In most networks this workstation might have an administrator profile that was once logged in. Theoretically an attacker could use the credentials of that account to access other parts of the network.

Security Architecture attempts to implement compartmentalization completely, so that this is not the case.

The problems I run into is effectiveness. For instance enforcing compliance so that the implementation cannot simply be bypassed.  That's where my skill as a technical hacker is limited, and where I tend to do better with theoretical.

If all good soldiers made good generals then all soldiers would be generals. That maxim simply illustrates that a strategist need not necessarily be a good tactician or technician. But it would greatly help for me to have some pool of talent who are technically competent to help see the areas they would attack, that I can integrate a proper implementation of a technical control to prevent the purpose of the explout from ever existing.

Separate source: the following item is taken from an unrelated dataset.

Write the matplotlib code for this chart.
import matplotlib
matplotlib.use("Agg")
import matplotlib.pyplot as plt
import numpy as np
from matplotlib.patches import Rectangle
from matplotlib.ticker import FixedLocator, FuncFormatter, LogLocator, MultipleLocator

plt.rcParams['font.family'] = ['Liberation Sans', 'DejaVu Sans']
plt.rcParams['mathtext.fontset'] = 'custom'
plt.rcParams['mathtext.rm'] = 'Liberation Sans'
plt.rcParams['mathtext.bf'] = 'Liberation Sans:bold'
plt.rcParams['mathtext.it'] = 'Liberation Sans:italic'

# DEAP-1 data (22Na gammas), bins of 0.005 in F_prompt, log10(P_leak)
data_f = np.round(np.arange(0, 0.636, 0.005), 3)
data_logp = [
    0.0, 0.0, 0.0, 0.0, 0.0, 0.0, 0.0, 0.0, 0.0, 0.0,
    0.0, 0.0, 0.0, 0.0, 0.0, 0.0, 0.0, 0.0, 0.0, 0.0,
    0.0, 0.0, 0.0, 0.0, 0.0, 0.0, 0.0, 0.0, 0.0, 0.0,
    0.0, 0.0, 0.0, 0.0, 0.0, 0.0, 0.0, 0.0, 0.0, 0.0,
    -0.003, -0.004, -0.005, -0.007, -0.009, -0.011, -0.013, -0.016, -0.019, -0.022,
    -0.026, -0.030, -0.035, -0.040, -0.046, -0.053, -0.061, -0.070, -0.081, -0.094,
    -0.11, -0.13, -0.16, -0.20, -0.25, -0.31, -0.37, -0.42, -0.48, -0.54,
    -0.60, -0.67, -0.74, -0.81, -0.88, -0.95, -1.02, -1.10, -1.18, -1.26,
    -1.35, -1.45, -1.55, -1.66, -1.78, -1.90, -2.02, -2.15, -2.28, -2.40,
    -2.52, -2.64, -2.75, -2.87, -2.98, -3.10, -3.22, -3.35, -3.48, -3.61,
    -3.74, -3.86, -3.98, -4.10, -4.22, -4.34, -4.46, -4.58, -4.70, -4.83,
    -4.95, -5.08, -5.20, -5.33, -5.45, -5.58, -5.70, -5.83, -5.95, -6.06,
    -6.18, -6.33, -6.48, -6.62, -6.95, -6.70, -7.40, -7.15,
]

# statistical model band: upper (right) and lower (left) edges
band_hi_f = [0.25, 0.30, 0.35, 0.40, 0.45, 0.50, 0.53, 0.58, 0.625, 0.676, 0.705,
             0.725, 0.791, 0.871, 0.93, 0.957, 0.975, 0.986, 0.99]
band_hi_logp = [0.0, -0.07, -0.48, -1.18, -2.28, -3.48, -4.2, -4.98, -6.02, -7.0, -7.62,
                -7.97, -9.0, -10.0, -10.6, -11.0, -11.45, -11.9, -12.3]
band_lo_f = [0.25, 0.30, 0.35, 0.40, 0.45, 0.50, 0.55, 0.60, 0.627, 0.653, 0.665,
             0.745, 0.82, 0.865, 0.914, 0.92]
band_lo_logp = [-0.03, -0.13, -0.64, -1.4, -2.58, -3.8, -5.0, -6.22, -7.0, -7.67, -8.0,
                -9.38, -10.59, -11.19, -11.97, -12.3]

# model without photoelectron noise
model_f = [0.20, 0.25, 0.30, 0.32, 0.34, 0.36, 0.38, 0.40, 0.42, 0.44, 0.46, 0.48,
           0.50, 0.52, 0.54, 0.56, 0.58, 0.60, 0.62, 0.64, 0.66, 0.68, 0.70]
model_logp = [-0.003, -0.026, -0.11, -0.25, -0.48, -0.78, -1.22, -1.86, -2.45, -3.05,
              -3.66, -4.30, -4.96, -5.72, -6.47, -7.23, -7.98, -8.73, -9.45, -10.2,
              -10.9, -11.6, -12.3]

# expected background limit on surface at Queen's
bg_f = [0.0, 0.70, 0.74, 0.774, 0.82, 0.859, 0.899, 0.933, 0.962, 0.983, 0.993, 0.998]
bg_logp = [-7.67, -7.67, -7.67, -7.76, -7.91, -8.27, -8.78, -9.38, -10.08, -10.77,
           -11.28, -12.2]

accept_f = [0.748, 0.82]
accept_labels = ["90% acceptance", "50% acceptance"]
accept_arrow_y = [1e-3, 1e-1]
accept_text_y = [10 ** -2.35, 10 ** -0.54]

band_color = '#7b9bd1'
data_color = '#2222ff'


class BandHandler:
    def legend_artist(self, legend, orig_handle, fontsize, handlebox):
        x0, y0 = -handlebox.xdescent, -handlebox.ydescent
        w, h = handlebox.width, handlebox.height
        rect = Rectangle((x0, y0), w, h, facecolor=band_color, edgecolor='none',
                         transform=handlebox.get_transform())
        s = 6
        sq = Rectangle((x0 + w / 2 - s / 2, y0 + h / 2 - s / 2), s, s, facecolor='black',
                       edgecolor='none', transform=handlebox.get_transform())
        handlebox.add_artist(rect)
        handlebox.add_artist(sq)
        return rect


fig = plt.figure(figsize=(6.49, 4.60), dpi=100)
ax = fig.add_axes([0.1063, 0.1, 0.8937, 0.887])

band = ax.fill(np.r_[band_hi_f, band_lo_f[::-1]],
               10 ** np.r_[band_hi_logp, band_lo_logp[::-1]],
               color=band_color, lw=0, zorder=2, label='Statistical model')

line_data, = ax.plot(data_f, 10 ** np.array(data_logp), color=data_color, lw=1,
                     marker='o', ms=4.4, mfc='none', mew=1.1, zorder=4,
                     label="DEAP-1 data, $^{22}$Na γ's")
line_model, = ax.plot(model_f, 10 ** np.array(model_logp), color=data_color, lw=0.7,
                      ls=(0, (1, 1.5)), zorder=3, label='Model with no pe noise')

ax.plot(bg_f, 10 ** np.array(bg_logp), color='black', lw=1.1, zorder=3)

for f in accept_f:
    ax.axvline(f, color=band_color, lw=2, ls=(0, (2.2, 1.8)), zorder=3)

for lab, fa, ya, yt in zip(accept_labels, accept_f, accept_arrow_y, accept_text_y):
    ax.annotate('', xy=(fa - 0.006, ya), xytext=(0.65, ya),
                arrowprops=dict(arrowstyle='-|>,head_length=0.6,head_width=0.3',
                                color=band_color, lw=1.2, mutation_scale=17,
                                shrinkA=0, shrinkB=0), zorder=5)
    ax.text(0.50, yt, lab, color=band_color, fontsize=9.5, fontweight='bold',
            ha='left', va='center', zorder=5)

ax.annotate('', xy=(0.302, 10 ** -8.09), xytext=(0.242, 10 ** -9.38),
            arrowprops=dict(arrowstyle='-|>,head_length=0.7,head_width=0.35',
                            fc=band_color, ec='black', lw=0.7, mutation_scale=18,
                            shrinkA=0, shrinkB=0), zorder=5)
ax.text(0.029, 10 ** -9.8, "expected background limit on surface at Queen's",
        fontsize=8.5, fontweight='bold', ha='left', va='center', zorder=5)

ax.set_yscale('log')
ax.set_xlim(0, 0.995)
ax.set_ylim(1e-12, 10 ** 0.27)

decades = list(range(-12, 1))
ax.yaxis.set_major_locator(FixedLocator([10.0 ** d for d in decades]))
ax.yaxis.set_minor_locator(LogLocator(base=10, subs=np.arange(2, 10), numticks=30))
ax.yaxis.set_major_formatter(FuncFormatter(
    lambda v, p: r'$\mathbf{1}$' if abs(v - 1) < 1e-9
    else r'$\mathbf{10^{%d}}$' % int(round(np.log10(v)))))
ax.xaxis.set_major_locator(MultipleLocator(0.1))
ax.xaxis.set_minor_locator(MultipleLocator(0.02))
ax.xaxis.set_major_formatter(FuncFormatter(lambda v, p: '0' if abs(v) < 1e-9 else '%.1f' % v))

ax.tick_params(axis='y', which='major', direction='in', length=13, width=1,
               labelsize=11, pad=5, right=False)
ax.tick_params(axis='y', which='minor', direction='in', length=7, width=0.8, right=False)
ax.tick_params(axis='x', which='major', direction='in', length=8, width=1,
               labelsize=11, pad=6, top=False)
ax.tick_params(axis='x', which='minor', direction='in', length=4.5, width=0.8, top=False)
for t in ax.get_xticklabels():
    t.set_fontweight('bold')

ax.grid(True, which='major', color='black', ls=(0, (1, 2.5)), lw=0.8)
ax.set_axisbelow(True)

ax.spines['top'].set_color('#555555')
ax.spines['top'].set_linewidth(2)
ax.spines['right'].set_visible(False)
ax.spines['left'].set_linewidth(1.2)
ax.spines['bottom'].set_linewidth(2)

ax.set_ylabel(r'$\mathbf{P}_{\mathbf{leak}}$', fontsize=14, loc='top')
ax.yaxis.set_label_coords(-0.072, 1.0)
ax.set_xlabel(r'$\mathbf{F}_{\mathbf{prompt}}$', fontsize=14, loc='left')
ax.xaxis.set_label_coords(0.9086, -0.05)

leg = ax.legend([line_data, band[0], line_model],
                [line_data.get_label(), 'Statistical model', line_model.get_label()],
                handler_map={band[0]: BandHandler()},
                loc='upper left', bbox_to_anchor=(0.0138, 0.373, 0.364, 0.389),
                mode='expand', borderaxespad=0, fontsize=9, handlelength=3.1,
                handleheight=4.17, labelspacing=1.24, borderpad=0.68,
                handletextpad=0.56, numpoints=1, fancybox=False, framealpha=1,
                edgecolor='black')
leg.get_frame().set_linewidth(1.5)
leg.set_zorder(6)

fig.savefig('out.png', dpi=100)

The problem gets deeper and deeper as you explore each part. For instance if the goal is to isolate admin credentials so workstations compromised won't also compromise servers.

But then you have to enforce policies that limit domain users from logging onto servers at all. If so then what servers? Because those users may need some servers to be accessible.

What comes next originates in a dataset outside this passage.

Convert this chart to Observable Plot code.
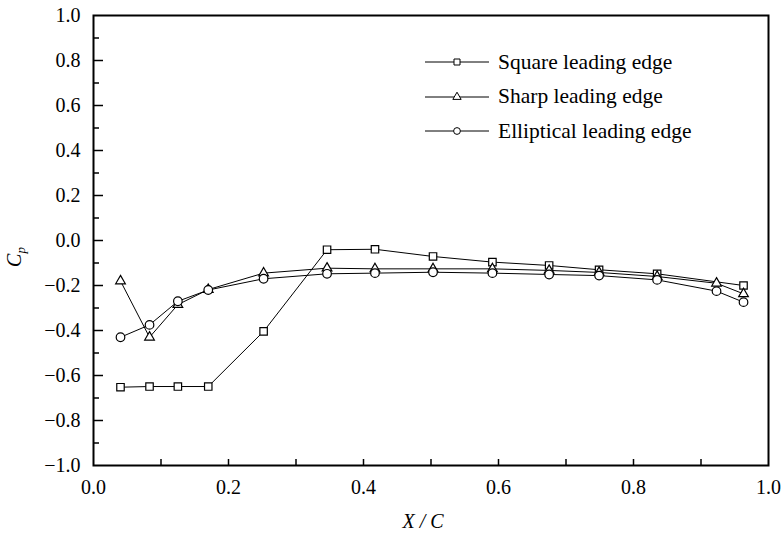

Then how to prevent all sorts of other pathways of attack. What about hash passing? Man in the middle during remote logins?

Basically the architecture would have to isolate each facet while keeping the intended purpose working properly.

For instance if servers and workstations are on the same subnet then theoretically an attacker could packet capture and determine credentials or posion packets intended for servers.

So part of the architecture must include proper subnetting for that reason. 

On that note, I'll leave it there for now. I have been drawing out a high level diagram to help me sort out the many parts. When it's complete I can possibly share it with the intention of drilling down deeper to each element.

Posted (edited)

So I have begun building the outline for this comprehensive topic. The paper as im currently working on includes:

Logical controls. 

Control mechanisms.

Technical controls.

These 3 things describe the intention of your controls (logical controls) the bridge between your intentions and how to achieve those intentions (control mechanisms) and the controls as actually applied in a system suchas GPOs. (Technical controls).

Similar to programming, you have a problem, pseudo code to describe how to solve the problem and then the actual code that solves the problem.

Logical controls, continually asks the question, does my technical controls meet the obejctive? And the logical control should be an effective objective.

In the paper I begin to identify logical controls and attempt to briefly explain why they are effective, using citation to source material. For instance.

Logical control - limit users to workstations only. Reason? Pass the hash and other lateral attack methods.

Control mechanism - deny local logon, gpo controlling RDP, AD property logon computer.

Technical Controls - these would be the exact procedure to implement (for instance) Deny/Allow local logon with the intended outcome (user cannot log into server locally, but admins can).

 

This method can be expanded to all strategic objectives, described in this manner, then drilled down individually with citations for each methof and discussions how each method is effective.

Edited by IDNeon
Posted

Update: some areas of focus have emerged.

The goal continues to compartmentalize authenticated users so that a compromise in one compartment does not compromise the other.

This leads to the concept of the server compartment being the core, while the other compartment or compartments (note the multitude) is for the endpoints.

The problems here to be addressed is what happens to the compartmentalization when IT employee Bob tries to login to a workstation with a server-admin credentials.

Through various technical controls I've narrowed it down to as far as the authentication request is sent but not validated and no session key is returned.

However, is this enough? From that compromised workstation the attacker now has half of the key. The authentication request.

Can they pass this to another computer where server-admin is allowed a logon?

Or is there specifics to each request that prevents this pass?

Depending on that answer, compartmentalization may be achieved.

As for another issue.

Compromised endpoints may make-up a network of compromised devices with a command and control link. You may wipe one or several devices, even the current c&c, but as long as one compromised endpoint exists to take over as c&c then the attacker can continue to operate and expand in your network.

To isolate this potential may require extreme subnetting. In a subnet with proper access control. Where each endpoint only communicates outside of that subnet through its core. Then it is possible to isolate this network of compromise to just that subnet. In which case you can wipe all the endpoints in the subnet to nuke any c&c that would restore the network-of-compromise.

That concept is only starting to be developed but I think it's a step in the right direction.

  • 2 weeks later...
Posted (edited)
On 1/29/2018 at 9:31 AM, barry99705 said:

Don't forget to take into account useability.  I've seen networks so locked down they were almost useless.

Unspoken truth for sure.

A real world example was a network I recently had to walk in on because of how messed up it had gotten by a number of issues. And one of them was the onsite IT moved the wrong servers physically to ports assigned to the wrong vlans for those servers. Among other physical issues. Such as switch configuration inconsistencies and problems.

Point being. Given how complex a working infrastructure can become. When I'm crafting this document the word "actionable" comes to mind.

If you have to build a space shuttle chances are your clients won't be able to.

But also actionable implies not just the useability for the end user and onsite admin. But the effectiveness of what can be implemented. 

Ideally I'll have this so much like legos that management can pick and choose what's most actionable for their needs while remaining effective and providing enough security to meet the expected risk.